My name is Jamie, I'm from Wisconsin and I, like many of you, actively and obsessively work at my High school on the stage crew. I decided to join this forum because I need a resource to answer questions and also a place where pepole don't think it is wierd that i can identify lighting fixtures when I see them on tv. Or dod you guys think that is wierd? haha

Wow... this message is reeeeeeaaally lame. Oh, well.


----------



## wolf825 (Apr 17, 2005)

jfbach said:


> This is is my formal greeting...
> 
> My name is Jamie, I'm from Wisconsin and I, like many of you, actively and obsessively work at my High school on the stage crew. I decided to join this forum because I need a resource to answer questions and also a place where pepole don't think it is wierd that i can identify lighting fixtures when I see them on tv. Or dod you guys think that is wierd? haha
> 
> Wow... this message is reeeeeeaaally lame. Oh, well.



Hi there and WELCOME to Controlbooth! We hope you enjoy your time here, and we hope you feel free to ask questions (no question is dumb--so ask away!) and we hope you share information to answer questions others may have as well. 

Please visit us often and tell your friends.
-w


----------



## avkid (Apr 17, 2005)

I watch music videos to see what mics they are using, that's not weird at all(I hope) Welcome to controlbooth!!!!
-The OFFICIAL Welcome Wagon(part 1 of 2)
sometimes also known as Phil


----------



## propmonkey (Apr 17, 2005)

anywhere i go i always look and the fixtures or mics. i do it sometimes automaticly, which scares me. well welcome. where in wisconsin are you? im in beloit.


----------



## Peter (Apr 17, 2005)

Hey, welcome to controlbooth.com!

Nope, that's not weird @ all!

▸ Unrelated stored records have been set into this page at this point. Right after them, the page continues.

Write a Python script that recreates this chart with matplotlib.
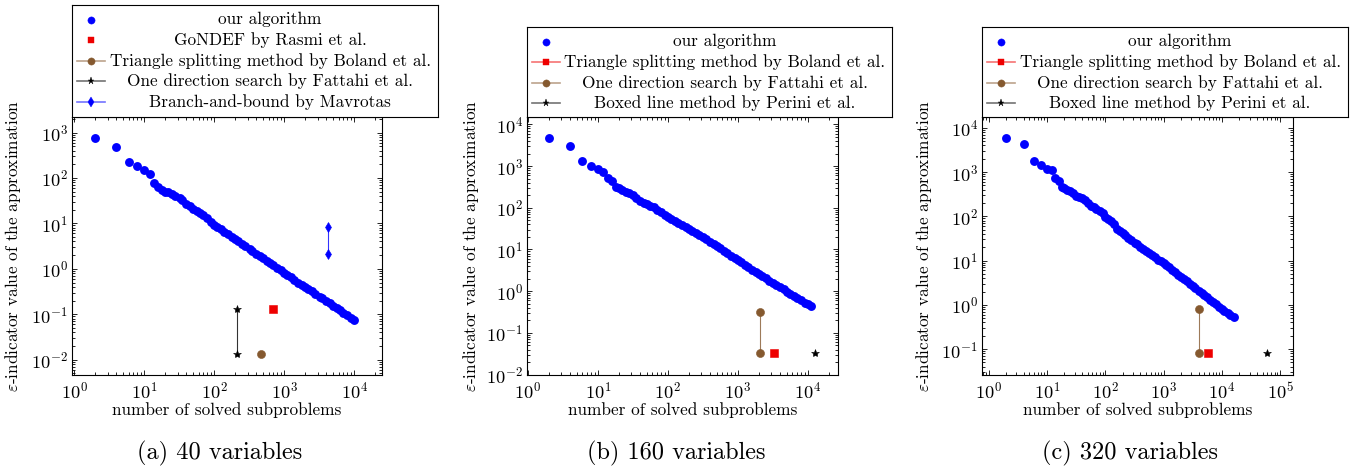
import matplotlib
matplotlib.use("Agg")
import matplotlib.pyplot as plt
import matplotlib.ticker as ticker
from matplotlib.colors import to_rgba

plt.rcParams["font.family"] = "cmr10"
plt.rcParams["mathtext.fontset"] = "cm"
plt.rcParams["axes.formatter.use_mathtext"] = True
plt.rcParams["font.size"] = 12.4

W, H = 1363, 467

# number of solved subproblems (shared grid of the blue series)
X_GRID = [2, 4, 6, 8, 10, 12, 14, 16, 18, 20, 22, 25, 28, 32, 35, 40, 45, 50, 56, 63,
          70, 80, 90, 100, 110, 125, 140, 160, 180, 200, 220, 250, 280, 320, 350, 400,
          450, 500, 560, 630, 700, 800, 900, 1000, 1100, 1250, 1400, 1600, 1800, 2000,
          2200, 2500, 2800, 3200, 3500, 4000, 4500, 5000, 5600, 6300, 7000, 8000, 9000,
          10000]
X_TAIL_B = [11000]
X_TAIL_C = [11000, 12500, 14000, 16000]

# epsilon-indicator of our algorithm
Y_OUR_A = [750, 490, 230, 186, 150, 121, 78, 63, 55, 50, 48, 45, 41, 36, 32, 27, 24, 21,
           19, 17, 15, 13, 11, 9.0, 8.3, 7.4, 6.5, 5.7, 5.0, 4.5, 4.0, 3.6, 3.2, 2.8, 2.5,
           2.15, 1.9, 1.7, 1.5, 1.35, 1.2, 1.05, 0.92, 0.82, 0.74, 0.65, 0.58, 0.5, 0.44,
           0.40, 0.36, 0.32, 0.28, 0.245, 0.225, 0.195, 0.175, 0.155, 0.138, 0.122, 0.108,
           0.095, 0.084, 0.075]
Y_OUR_B = [4700, 3100, 1300, 1000, 850, 740, 510, 450, 315, 305, 270, 245, 225, 200, 175,
           142, 130, 122, 112, 105, 90, 78, 68, 60, 55, 49, 43, 38, 34, 31, 28, 25, 22.5,
           20, 18, 15.5, 13.8, 12.2, 10.8, 9.4, 8.3, 7.1, 6.2, 5.5, 4.9, 4.3, 3.8, 3.3, 2.9,
           2.6, 2.35, 2.05, 1.8, 1.58, 1.42, 1.25, 1.1, 0.98, 0.87, 0.77, 0.69, 0.6, 0.53,
           0.49, 0.45]
Y_OUR_C = [5900, 4250, 1780, 1420, 1170, 1100, 750, 640, 455, 430, 400, 370, 330, 290, 270,
           255, 230, 200, 175, 160, 145, 135, 120, 95, 88, 78, 68, 52, 46, 41, 37, 33, 29,
           25.5, 23.5, 20.5, 18.5, 16.5, 14.8, 13.2, 11.8, 10.4, 9.6, 8.8, 8.0, 7.0, 6.2,
           5.4, 4.8, 4.3, 3.9, 3.4, 3.0, 2.6, 2.4, 2.1, 1.85, 1.65, 1.48, 1.3, 1.17, 1.02,
           0.9, 0.8, 0.73, 0.65, 0.58, 0.52]

# other methods, panel (a) 40 variables
A_GONDEF_X, A_GONDEF_Y = [700], [0.13]
A_BOLAND_X, A_BOLAND_Y = [470], [0.0135]
A_FATTAHI_X, A_FATTAHI_Y = [210, 210], [0.13, 0.0135]
A_MAVROTAS_X, A_MAVROTAS_Y = [4300, 4300], [8.5, 2.1]

# panel (b) 160 variables
B_BOLAND_X, B_BOLAND_Y = [3300], [0.033]
B_FATTAHI_X, B_FATTAHI_Y = [2100, 2100], [0.32, 0.033]
B_PERINI_X, B_PERINI_Y = [12700], [0.033]

# panel (c) 320 variables
C_BOLAND_X, C_BOLAND_Y = [5900], [0.08]
C_FATTAHI_X, C_FATTAHI_Y = [4100, 4100], [0.8, 0.08]
C_PERINI_X, C_PERINI_Y = [59000], [0.08]

STYLES = {
    "blue":    dict(color="#0000ff", marker="o", ms=6.4, lms=5.2),
    "red":     dict(color="#ee0000", marker="s", ms=5.6, lms=4.8),
    "brown":   dict(color="#85592f", marker="o", ms=5.8, lms=5.2),
    "star":    dict(color="#000000", marker="*", ms=6.0, lms=5.2),
    "diamond": dict(color="#0000ff", marker="d", ms=5.6, lms=5.0),
}

LEG_A = [("our algorithm", "blue", False),
         ("GoNDEF by Rasmi et al.", "red", False),
         ("Triangle splitting method by Boland et al.", "brown", True),
         ("One direction search by Fattahi et al.", "star", True),
         ("Branch-and-bound by Mavrotas", "diamond", True)]
LEG_BC = [("our algorithm", "blue", False),
          ("Triangle splitting method by Boland et al.", "red", True),
          ("One direction search by Fattahi et al.", "brown", True),
          ("Boxed line method by Perini et al.", "star", True)]


def px_rect(l, t, r, b):
    return [l / W, 1 - b / H, (r - l) / W, (b - t) / H]


def series(ax, x, y, key, line=True):
    st = STYLES[key]
    ax.plot(x, y, ls="-" if line else "none", lw=0.8,
            color=to_rgba(st["color"], 0.8), marker=st["marker"], ms=st["ms"],
            mfc=st["color"], mec=st["color"], mew=0.4, zorder=3)


def legend_box(fig, box, entries):
    l, t, r, b = box
    lax = fig.add_axes(px_rect(l, t, r, b))
    lax.set_xlim(0, r - l)
    lax.set_ylim(b - t, 0)
    lax.set_xticks([])
    lax.set_yticks([])
    for s in lax.spines.values():
        s.set_linewidth(0.8)
    for i, (label, key, line) in enumerate(entries):
        st = STYLES[key]
        yy = 14.5 + 20.6 * i
        if line:
            lax.plot([5, 33], [yy, yy], color=to_rgba(st["color"], 0.55), lw=1.2)
        lax.plot([19], [yy], ls="none", marker=st["marker"], ms=st["lms"],
                 color=st["color"], mew=0.3)
        lax.text((36 + r - l - 6) / 2, yy, label, ha="center", va="center")


def setup(ax, xlim, ylim, ylab_x):
    ax.set_xscale("log")
    ax.set_yscale("log")
    ax.set_xlim(*xlim)
    ax.set_ylim(*ylim)
    for axis in (ax.xaxis, ax.yaxis):
        axis.set_major_locator(ticker.LogLocator(base=10, numticks=30))
        axis.set_minor_locator(ticker.LogLocator(base=10, subs=range(2, 10), numticks=30))
        axis.set_minor_formatter(ticker.NullFormatter())
    ax.tick_params(which="both", direction="in", top=True, right=True, width=0.6,
                   labelsize=13.2)
    ax.tick_params(which="major", length=3.6)
    ax.tick_params(which="minor", length=2.2)
    ax.tick_params(axis="x", pad=4.0)
    ax.tick_params(axis="y", pad=3)
    for s in ax.spines.values():
        s.set_linewidth(0.8)
    ax.set_xlabel("number of solved subproblems")
    ax.set_ylabel(r"$\varepsilon$-indicator value of the approximation")
    ax.xaxis.set_label_coords(0.5, -0.105)
    ax.yaxis.set_label_coords(ylab_x, 0.5)


fig = plt.figure(figsize=(W / 100, H / 100), dpi=100)

# (a)
ax = fig.add_axes(px_rect(72, 117, 382, 375))
ax.plot(X_GRID, Y_OUR_A, ls="none", marker="o", ms=STYLES["blue"]["ms"],
        color=STYLES["blue"]["color"], mew=0, zorder=2)
series(ax, A_GONDEF_X, A_GONDEF_Y, "red", line=False)
series(ax, A_BOLAND_X, A_BOLAND_Y, "brown")
series(ax, A_FATTAHI_X, A_FATTAHI_Y, "star")
series(ax, A_MAVROTAS_X, A_MAVROTAS_Y, "diamond")
setup(ax, (0.93, 25000), (0.0046, 2200), -0.158)
legend_box(fig, (72, 5, 438, 117), LEG_A)

# (b)
ax = fig.add_axes(px_rect(527, 117, 838, 375))
ax.plot(X_GRID + X_TAIL_B, Y_OUR_B, ls="none", marker="o", ms=STYLES["blue"]["ms"],
        color=STYLES["blue"]["color"], mew=0, zorder=2)
series(ax, B_BOLAND_X, B_BOLAND_Y, "red")
series(ax, B_FATTAHI_X, B_FATTAHI_Y, "brown")
series(ax, B_PERINI_X, B_PERINI_Y, "star")
setup(ax, (0.97, 27000), (0.0098, 15000), -0.148)
legend_box(fig, (527, 27, 892, 117), LEG_BC)

# (c)
ax = fig.add_axes(px_rect(982, 117, 1293, 375))
ax.plot(X_GRID + X_TAIL_C, Y_OUR_C, ls="none", marker="o", ms=STYLES["blue"]["ms"],
        color=STYLES["blue"]["color"], mew=0, zorder=2)
series(ax, C_BOLAND_X, C_BOLAND_Y, "red")
series(ax, C_FATTAHI_X, C_FATTAHI_Y, "brown")
series(ax, C_PERINI_X, C_PERINI_Y, "star")
setup(ax, (0.77, 166000), (0.026, 17500), -0.155)
legend_box(fig, (982, 27, 1348, 117), LEG_BC)

for x, txt in [(220, "(a) 40 variables"), (676, "(b) 160 variables"),
               (1130, "(c) 320 variables")]:
    fig.text(x / W, 1 - 453 / H, txt, ha="center", va="center", fontsize=17.5)

fig.savefig("out.png", dpi=100)
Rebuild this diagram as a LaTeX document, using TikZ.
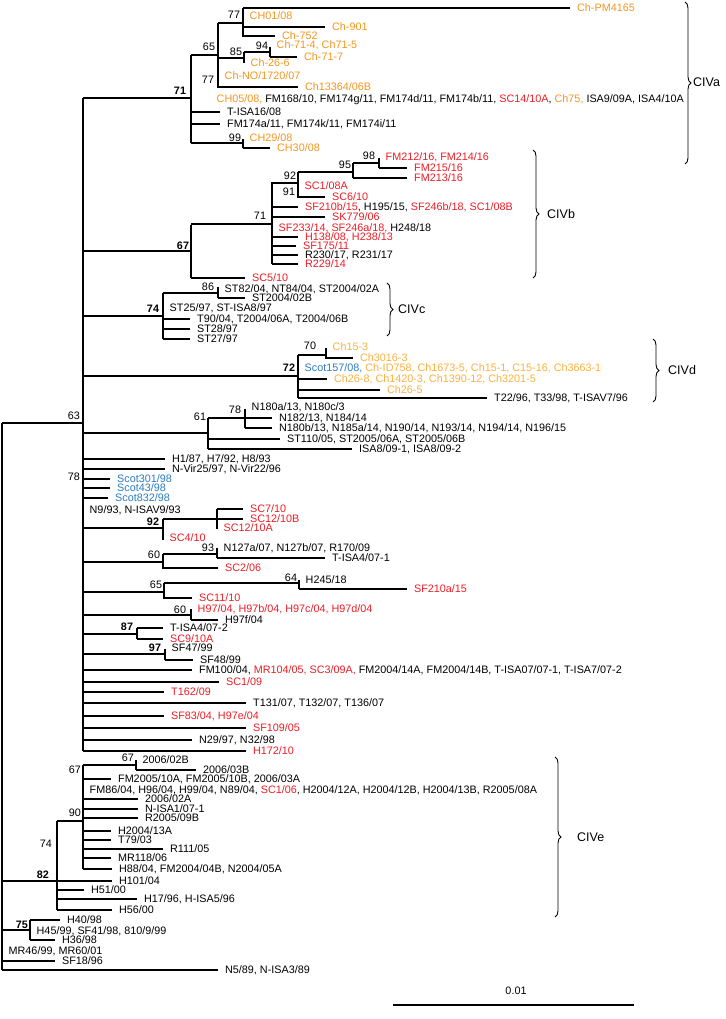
\documentclass[tikz,border=0pt]{standalone}
\usepackage{fontspec}
\setmainfont{Liberation Sans}
\usetikzlibrary{decorations.pathreplacing}
\definecolor{civaOrange}{HTML}{F7941D}
\definecolor{civdYellow}{HTML}{FBB03B}
\definecolor{isaRed}{HTML}{ED1C24}
\definecolor{scotBlue}{HTML}{2B7BBF}
\newcommand{\orn}[1]{\textcolor{civaOrange}{#1}}
\newcommand{\ylw}[1]{\textcolor{civdYellow}{#1}}
\newcommand{\rdd}[1]{\textcolor{isaRed}{#1}}
\newcommand{\blu}[1]{\textcolor{scotBlue}{#1}}
\newcommand{\fs}{\fontsize{10.8}{12}\selectfont}
% leaf: name, x start, x end, y, text
\newcommand{\leaf}[5]{\draw[br] (#2,#4) -- (#3,#4) node[lab] (#1) {#5};}
% leaf with no branch of its own
\newcommand{\zleaf}[4]{\node[lab] (#1) at (#2,#3) {#4};}
\tikzset{
  br/.style={line width=1.3pt},
  lab/.style={anchor=west, font=\fs, inner xsep=6.5pt, inner ysep=0pt,
    text height=7.7pt, text depth=0pt},
  sup/.style={font=\fs, inner sep=0pt},
  bsup/.style={sup, font=\fs\bfseries},
  cladebrace/.style={decorate, decoration={brace, amplitude=6pt}, line width=0.9pt},
  cladename/.style={anchor=west, font=\fontsize{12.5}{14}\selectfont, inner sep=0pt}
}

\begin{document}
\begin{tikzpicture}[x=1pt,y=-1pt]
  \useasboundingbox (0,0) rectangle (725,1019);
  % root and backbone
  \draw[br] (2,423) -- (2,970) (2,423) -- (83,423) (83,98) -- (83,751);
  \node[sup] (s63) at (74,416) {63};

  % CIVa
  \draw[br] (83,98) -- (191,98) (191,55) -- (191,143);
  \node[bsup] (s71a) at (180,91) {71};
  \draw[br] (191,55) -- (218,55) (218,23) -- (218,88);
  \node[sup] (s65a) at (209,47) {65};
  \draw[br] (218,23) -- (243,23) (243,8) -- (243,37);
  \node[sup] (s77a) at (234,15) {77};
  \leaf{chpm}{243}{570}{8}{\orn{Ch-PM4165}}
  \zleaf{ch01}{243}{16}{\orn{CH01/08}}
  \leaf{ch901}{243}{325}{27}{\orn{Ch-901}}
  \leaf{ch752}{243}{275}{36}{\orn{Ch-752}}
  \draw[br] (218,58) -- (244,58) (244,52) -- (244,63);
  \node[sup] (s85) at (236,52) {85};
  \draw[br] (244,52) -- (270,52) (270,47) -- (270,57);
  \node[sup] (s94) at (262,46) {94};
  \zleaf{ch714}{270}{45}{\orn{Ch-71-4, Ch71-5}}
  \leaf{ch717}{270}{297}{57}{\orn{Ch-71-7}}
  \zleaf{ch266}{244}{63}{\orn{Ch-26-6}}
  \node[sup] (s77b) at (208,80) {77};
  \zleaf{chno}{218}{76}{\orn{Ch-NO/1720/07}}
  \leaf{ch133}{218}{298}{87}{\orn{Ch13364/06B}}
  \zleaf{ch05}{210}{99}{\orn{CH05/08,} FM168/10, FM174g/11, FM174d/11, FM174b/11, \rdd{SC14/10A}, \orn{Ch75,} ISA9/09A, ISA4/10A}
  \leaf{tisa16}{191}{220}{112}{T-ISA16/08}
  \leaf{fm174a}{191}{220}{124}{FM174a/11, FM174k/11, FM174i/11}
  \draw[br] (191,143) -- (243,143) (243,139) -- (243,148);
  \node[sup] (s99) at (235,138) {99};
  \zleaf{ch29}{243}{138}{\orn{CH29/08}}
  \leaf{ch30}{243}{270}{148}{\orn{CH30/08}}
  \draw[cladebrace] (685,2) -- (685,164);
  \node[cladename] (civa) at (693,82) {CIVa};

  % CIVb
  \draw[br] (83,251) -- (191,251) (191,225) -- (191,278);
  \node[bsup] (s67) at (183,246) {67};
  \draw[br] (191,224) -- (272,224) (272,182) -- (272,264);
  \node[sup] (s71b) at (260,216) {71};
  \draw[br] (272,183) -- (298,183) (298,172) -- (298,198);
  \node[sup] (s92) at (290,176) {92};
  \draw[br] (298,172) -- (353,172) (353,163) -- (353,178);
  \node[sup] (s95) at (345,165) {95};
  \draw[br] (353,163) -- (379,163) (379,158) -- (379,168);
  \node[sup] (s98) at (369,156) {98};
  \zleaf{fm212}{379}{157}{\rdd{FM212/16, FM214/16}}
  \leaf{fm215}{379}{407}{168}{\rdd{FM215/16}}
  \leaf{fm213}{353}{407}{178}{\rdd{FM213/16}}
  \node[sup] (s91) at (289,192) {91};
  \zleaf{sc108a}{298}{186}{\rdd{SC1/08A}}
  \leaf{sc610}{298}{325}{197}{\rdd{SC6/10}}
  \leaf{sf210b}{272}{298}{207}{\rdd{SF210b/15}, H195/15, \rdd{SF246b/18, SC1/08B}}
  \leaf{sk779}{272}{325}{217}{\rdd{SK779/06}}
  \zleaf{sf233}{272}{228}{\rdd{SF233/14, SF246a/18,} H248/18}
  \leaf{h138}{272}{298}{237}{\rdd{H138/08, H238/13}}
  \leaf{sf175}{272}{296}{246}{\rdd{SF175/11}}
  \leaf{r230}{272}{298}{255}{R230/17, R231/17}
  \leaf{r229}{272}{298}{264}{\rdd{R229/14}}
  \leaf{sc510}{191}{245}{278}{\rdd{SC5/10}}
  \draw[cladebrace] (533,150) -- (533,278);
  \node[cladename] (civb) at (547,214) {CIVb};

  % CIVc
  \draw[br] (83,316) -- (163,316) (163,293) -- (163,339);
  \node[bsup] (s74c) at (153,309) {74};
  \draw[br] (163,293) -- (218,293) (218,287) -- (218,298);
  \node[sup] (s86) at (208,287) {86};
  \zleaf{st82}{218}{289}{ST82/04, NT84/04, ST2004/02A}
  \leaf{st02b}{218}{245}{298}{ST2004/02B}
  \zleaf{st25}{163}{308}{ST25/97, ST-ISA8/97}
  \leaf{t90}{163}{190}{319}{T90/04, T2004/06A, T2004/06B}
  \leaf{st28}{163}{190}{329}{ST28/97}
  \leaf{st27}{163}{190}{339}{ST27/97}
  \draw[cladebrace] (387,283) -- (387,336);
  \node[cladename] (civc) at (398,309) {CIVc};

  % CIVd
  \draw[br] (83,376) -- (298,376) (298,355) -- (298,398);
  \node[bsup] (s72) at (289,368) {72};
  \draw[br] (298,355) -- (326,355) (326,348) -- (326,359);
  \node[sup] (s70) at (310,346) {70};
  \zleaf{ch153}{326}{347}{\ylw{Ch15-3}}
  \leaf{ch3016}{326}{353}{358}{\ylw{Ch3016-3}}
  \zleaf{scot157}{298}{368}{\blu{Scot157/08,} \ylw{Ch-ID758, Ch1673-5, Ch15-1, C15-16, Ch3663-1}}
  \leaf{ch268}{298}{327}{379}{\ylw{Ch26-8, Ch1420-3, Ch1390-12, Ch3201-5}}
  \leaf{ch265}{298}{380}{390}{\ylw{Ch26-5}}
  \leaf{t22}{298}{487}{398}{T22/96, T33/98, T-ISAV7/96}
  \draw[cladebrace] (653,339) -- (653,402);
  \node[cladename] (civd) at (668,370) {CIVd};

  % middle part of the tree
  \draw[br] (83,433) -- (208,433) (208,418) -- (208,449);
  \node[sup] (s61) at (200,417) {61};
  \draw[br] (208,418) -- (245,418) (245,409) -- (245,428);
  \node[sup] (s78n) at (235,410) {78};
  \zleaf{n180a}{245}{407}{N180a/13, N180c/3}
  \leaf{n182}{245}{272}{418}{N182/13, N184/14}
  \leaf{n180b}{245}{272}{428}{N180b/13, N185a/14, N190/14, N193/14, N194/14, N196/15}
  \leaf{st110}{208}{280}{439}{ST110/05, ST2005/06A, ST2005/06B}
  \leaf{isa8}{208}{352}{449}{ISA8/09-1, ISA8/09-2}
  \leaf{h187}{83}{165}{459}{H1/87, H7/92, H8/93}
  \leaf{nvir}{83}{165}{469}{N-Vir25/97, N-Vir22/96}
  \node[sup] (s78s) at (74,477) {78};
  \leaf{scot301}{83}{110}{479}{\blu{Scot301/98}}
  \leaf{scot43}{83}{110}{488}{\blu{Scot43/98}}
  \leaf{scot832}{83}{108}{498}{\blu{Scot832/98}}
  \zleaf{n993}{83}{510}{N9/93, N-ISAV9/93}
  \draw[br] (83,528) -- (163,528) (163,519) -- (163,540);
  \node[bsup] (s92b) at (153,522) {92};
  \draw[br] (163,519) -- (217,519) (217,509) -- (217,529);
  \leaf{sc710}{217}{243}{509}{\rdd{SC7/10}}
  \leaf{sc1210b}{217}{243}{519}{\rdd{SC12/10B}}
  \zleaf{sc1210a}{217}{528}{\rdd{SC12/10A}}
  \zleaf{sc410}{163}{538}{\rdd{SC4/10}}
  \draw[br] (83,562) -- (163,562) (163,554) -- (163,569);
  \node[sup] (s60a) at (154,555) {60};
  \draw[br] (163,554) -- (217,554) (217,548) -- (217,558);
  \node[sup] (s93) at (208,548) {93};
  \zleaf{n127}{217}{548}{N127a/07, N127b/07, R170/09}
  \leaf{tisa41}{217}{325}{558}{T-ISA4/07-1}
  \leaf{sc206}{163}{218}{568}{\rdd{SC2/06}}
  \draw[br] (83,592) -- (164,592) (164,583) -- (164,599);
  \node[sup] (s65b) at (156,585) {65};
  \draw[br] (164,583) -- (299,583) (299,580) -- (299,589);
  \node[sup] (s64) at (291,578) {64};
  \zleaf{h245}{299}{580}{H245/18}
  \leaf{sf210a}{299}{407}{589}{\rdd{SF210a/15}}
  \leaf{sc1110}{164}{192}{598}{\rdd{SC11/10}}
  \draw[br] (83,615) -- (191,615) (191,609) -- (191,620);
  \node[sup] (s60b) at (180,610) {60};
  \zleaf{h97}{191}{609}{\rdd{H97/04, H97b/04, H97c/04, H97d/04}}
  \leaf{h97f}{191}{218}{620}{H97f/04}
  \draw[br] (83,634) -- (137,634) (137,628) -- (137,639);
  \node[bsup] (s87) at (127,627) {87};
  \leaf{tisa42}{137}{163}{628}{T-ISA4/07-2}
  \leaf{sc910a}{137}{163}{639}{\rdd{SC9/10A}}
  \draw[br] (83,654) -- (165,654) (165,649) -- (165,660);
  \node[bsup] (s97) at (155,648) {97};
  \zleaf{sf47}{165}{648}{SF47/99}
  \leaf{sf48}{165}{193}{660}{SF48/99}
  \leaf{fm100}{83}{192}{670}{FM100/04, \rdd{MR104/05, SC3/09A,} FM2004/14A, FM2004/14B, T-ISA07/07-1, T-ISA7/07-2}
  \leaf{sc109}{83}{219}{682}{\rdd{SC1/09}}
  \leaf{t162}{83}{164}{692}{\rdd{T162/09}}
  \leaf{t131}{83}{246}{703}{T131/07, T132/07, T136/07}
  \leaf{sf83}{83}{164}{716}{\rdd{SF83/04, H97e/04}}
  \leaf{sf109}{83}{246}{728}{\rdd{SF109/05}}
  \leaf{n29}{83}{192}{740}{N29/97, N32/98}
  \leaf{h172}{83}{246}{751}{\rdd{H172/10}}

  % CIVe
  \draw[br] (83,765) -- (83,869);
  \node[sup] (s67e) at (75,770) {67};
  \draw[br] (83,765) -- (136,765) (136,760) -- (136,770);
  \node[sup] (s67f) at (128,758) {67};
  \zleaf{y02b}{136}{760}{2006/02B}
  \leaf{y03b}{136}{196}{770}{2006/03B}
  \leaf{fm2005}{83}{111}{779}{FM2005/10A, FM2005/10B, 2006/03A}
  \zleaf{fm86}{83}{790}{FM86/04, H96/04, H99/04, N89/04, \rdd{SC1/06}, H2004/12A, H2004/12B, H2004/13B, R2005/08A}
  \leaf{y02a}{83}{138}{799}{2006/02A}
  \leaf{nisa1}{83}{138}{809}{N-ISA1/07-1}
  \leaf{r2005}{83}{138}{818}{R2005/09B}
  \leaf{h2004}{83}{111}{831}{H2004/13A}
  \leaf{t79}{83}{111}{840}{T79/03}
  \leaf{r111}{83}{163}{849}{R111/05}
  \leaf{mr118}{83}{111}{858}{MR118/06}
  \leaf{h88}{83}{112}{869}{H88/04, FM2004/04B, N2004/05A}
  \draw[br] (57,821) -- (83,821) (57,821) -- (57,910);
  \node[sup] (s90) at (75,813) {90};
  \node[sup] (s74e) at (46,844) {74};
  \draw[br] (2,881) -- (57,881);
  \node[bsup] (s82) at (43,875) {82};
  \leaf{h101}{57}{112}{881}{H101/04}
  \leaf{h51}{57}{84}{890}{H51/00}
  \leaf{h17}{57}{137}{899}{H17/96, H-ISA5/96}
  \leaf{h56}{57}{112}{910}{H56/00}
  \draw[cladebrace] (555,757) -- (555,917);
  \node[cladename] (cive) at (577,837) {CIVe};

  % basal lineages
  \draw[br] (2,930) -- (30,930) (30,920) -- (30,940);
  \node[bsup] (s75) at (22,925) {75};
  \leaf{h40}{30}{60}{920}{H40/98}
  \zleaf{h45}{30}{931}{H45/99, SF41/98, 810/9/99}
  \leaf{h36}{30}{55}{940}{H36/98}
  \zleaf{mr46}{2}{951}{MR46/99, MR60/01}
  \leaf{sf18}{2}{55}{961}{SF18/96}
  \leaf{n589}{2}{218}{970}{N5/89, N-ISA3/89}

  % scale bar
  \draw[line width=1.4pt] (393,1005) coordinate (bar0) -- (634,1005) coordinate (bar1);
  \node[sup] (scale) at (516,991) {0.01};
\end{tikzpicture}
\end{document}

My friends all thought I was a little crazy this past week when we went on an English fieldtrip to go see a production of "Julius Ceasar" and I spent more time looking up at the lights then I did down at the actors! (It drove me crazy too that the sound tech kept cutting off the sound effects before they were done resonating (and he/she didnt fade them out eather, there was just a hard cut out.. didnt sound too good, but still i was probably the only one who heard it!)) 

Please feel free to ask any questions and also to add your experience in any other topics being discussed arround the foums! 

Welcome to Conttrolbooth.com!
--The Official Welcome Wagon (part 2)


----------



## jfbach (Apr 23, 2005)

I'm from Stevens Point, I've been around Beloit though, it's a nice city.


----------